Not even three months after he celebrated getting a PGA Tour card, Henley made his rookie debut with a three-shot win yesterday in the Sony Open that will not be forgotten anytime soon because of the sheer numbers.
His score of 24-under 256 was the second-lowest in PGA Tour history for a 72-hole event—two shots behind Tommy Armour III in 2003 at the Texas Open.
He set the Sony Open record for the 36-hole score (126), shared the 54-hole tournament record with fellow rookie Scott Langley (193), and set another tournament record with the lowest closing round by a champion at seven-under 63.
About the only time he looked like a rookie was when he walked off the 18th green and said, “I don’t really know what happened.”
What he did was play some really good golf and rode a putting stroke that was pure over four days at Waialae Country Club.
He made 26 birdies—18 of them on the par-fours, the most at this tournament in the last 30 years—and a collection of pars equally important.
Henley, a 23-year-old from Georgia, made a 15-foot par putt with a foot of break on the sixth hole, and another par putt from 10 feet on the 12th hole to stay two shots clear of Langley and Tim Clark.

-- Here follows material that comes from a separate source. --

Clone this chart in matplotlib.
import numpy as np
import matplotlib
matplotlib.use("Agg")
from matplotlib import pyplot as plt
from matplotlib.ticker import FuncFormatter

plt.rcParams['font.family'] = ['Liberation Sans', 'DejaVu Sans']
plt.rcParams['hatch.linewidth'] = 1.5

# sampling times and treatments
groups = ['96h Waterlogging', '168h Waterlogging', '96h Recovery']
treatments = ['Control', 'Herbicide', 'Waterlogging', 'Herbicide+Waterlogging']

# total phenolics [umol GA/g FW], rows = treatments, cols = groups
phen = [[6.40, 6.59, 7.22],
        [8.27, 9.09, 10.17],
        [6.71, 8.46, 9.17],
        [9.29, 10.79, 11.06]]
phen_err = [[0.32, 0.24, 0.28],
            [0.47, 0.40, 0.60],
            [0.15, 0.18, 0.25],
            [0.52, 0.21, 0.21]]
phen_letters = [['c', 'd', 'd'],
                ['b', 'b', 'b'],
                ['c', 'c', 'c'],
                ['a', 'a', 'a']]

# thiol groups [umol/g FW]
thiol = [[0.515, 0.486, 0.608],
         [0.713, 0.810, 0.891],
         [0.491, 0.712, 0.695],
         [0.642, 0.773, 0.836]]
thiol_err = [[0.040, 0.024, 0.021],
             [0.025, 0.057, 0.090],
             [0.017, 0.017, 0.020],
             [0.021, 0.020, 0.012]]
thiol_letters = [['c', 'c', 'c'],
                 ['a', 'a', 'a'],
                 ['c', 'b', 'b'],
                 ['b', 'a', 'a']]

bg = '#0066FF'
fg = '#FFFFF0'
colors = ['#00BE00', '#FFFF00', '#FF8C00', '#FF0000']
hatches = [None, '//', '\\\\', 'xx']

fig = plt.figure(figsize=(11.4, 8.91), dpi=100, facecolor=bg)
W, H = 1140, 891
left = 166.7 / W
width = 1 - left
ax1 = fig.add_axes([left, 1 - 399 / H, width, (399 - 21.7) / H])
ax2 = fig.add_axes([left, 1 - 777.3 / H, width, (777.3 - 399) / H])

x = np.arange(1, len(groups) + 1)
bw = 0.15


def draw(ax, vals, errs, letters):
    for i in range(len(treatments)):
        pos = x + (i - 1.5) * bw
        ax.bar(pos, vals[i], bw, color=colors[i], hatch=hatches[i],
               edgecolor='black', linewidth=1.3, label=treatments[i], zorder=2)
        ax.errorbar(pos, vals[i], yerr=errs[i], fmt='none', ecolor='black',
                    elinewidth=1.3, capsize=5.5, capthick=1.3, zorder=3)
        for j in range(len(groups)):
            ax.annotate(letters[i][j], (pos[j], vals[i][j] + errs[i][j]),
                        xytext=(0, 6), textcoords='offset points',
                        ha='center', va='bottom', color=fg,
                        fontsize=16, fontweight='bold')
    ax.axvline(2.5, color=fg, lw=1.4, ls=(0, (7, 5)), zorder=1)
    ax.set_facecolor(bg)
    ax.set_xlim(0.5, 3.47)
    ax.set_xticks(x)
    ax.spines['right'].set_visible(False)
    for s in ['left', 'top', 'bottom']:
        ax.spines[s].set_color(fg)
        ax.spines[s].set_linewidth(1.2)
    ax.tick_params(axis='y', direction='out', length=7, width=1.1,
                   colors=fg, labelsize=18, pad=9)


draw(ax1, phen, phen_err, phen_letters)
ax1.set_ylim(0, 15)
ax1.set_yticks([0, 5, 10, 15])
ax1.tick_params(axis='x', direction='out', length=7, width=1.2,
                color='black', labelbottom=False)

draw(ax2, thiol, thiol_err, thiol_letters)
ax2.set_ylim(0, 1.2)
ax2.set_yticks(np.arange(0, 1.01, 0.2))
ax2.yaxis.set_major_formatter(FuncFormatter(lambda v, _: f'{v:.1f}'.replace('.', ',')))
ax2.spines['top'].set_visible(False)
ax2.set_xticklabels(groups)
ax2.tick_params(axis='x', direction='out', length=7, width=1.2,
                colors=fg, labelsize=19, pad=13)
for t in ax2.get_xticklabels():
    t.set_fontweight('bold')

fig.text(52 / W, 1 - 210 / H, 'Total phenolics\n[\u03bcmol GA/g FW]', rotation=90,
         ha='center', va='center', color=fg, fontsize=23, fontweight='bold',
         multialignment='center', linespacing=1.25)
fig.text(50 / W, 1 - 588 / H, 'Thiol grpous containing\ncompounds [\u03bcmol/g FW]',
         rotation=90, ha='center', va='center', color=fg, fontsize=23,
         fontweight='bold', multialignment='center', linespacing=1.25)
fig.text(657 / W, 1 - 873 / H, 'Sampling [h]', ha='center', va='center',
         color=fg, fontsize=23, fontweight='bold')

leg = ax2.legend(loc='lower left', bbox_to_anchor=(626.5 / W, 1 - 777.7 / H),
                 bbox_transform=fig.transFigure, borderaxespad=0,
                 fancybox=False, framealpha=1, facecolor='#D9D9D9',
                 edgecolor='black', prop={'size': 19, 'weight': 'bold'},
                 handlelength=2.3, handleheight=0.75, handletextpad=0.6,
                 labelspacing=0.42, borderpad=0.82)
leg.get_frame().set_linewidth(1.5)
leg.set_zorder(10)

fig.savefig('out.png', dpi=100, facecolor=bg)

The rest was simply a blur. The final hour began with a 45-foot birdie putt on the 14th hole. And of his last four birdies, the only one inside 10 feet was on the 18th hole.
Henley punched the air with a sweeping upper-cut, the first time all day he allowed himself to think about winning and all that goes with it—particularly that trip to the Masters.
“It’s been my goal to make it to the Masters my whole life,” he noted.
“I’m kind of speechless right now.”
Clark played in the last group, closed with a 63, and still finished three shots behind. He made seven birdies over his last 11 holes and only made up one shot on Henley.
“I gave it all I had, and he just played phenomenal,” said Clark, a runner-up for the second time in three years at the Sony Open.
“He just never seemed to put a foot wrong and when he did, he made those par putts,” he noted.
“That’s when you know a guy is comfortable, when he’s making those eight- to 10-footers for par.”
Henley became the first player to win in his debut as a PGA Tour rookie since Garrett Willis in the 2001 Tucson Open.
That was played opposite the winners-only Mercedes Championships at Kapalua, so it wasn’t a strong field.
The Sony Open was the first full-field event of the year, featuring five Ryder Cup players.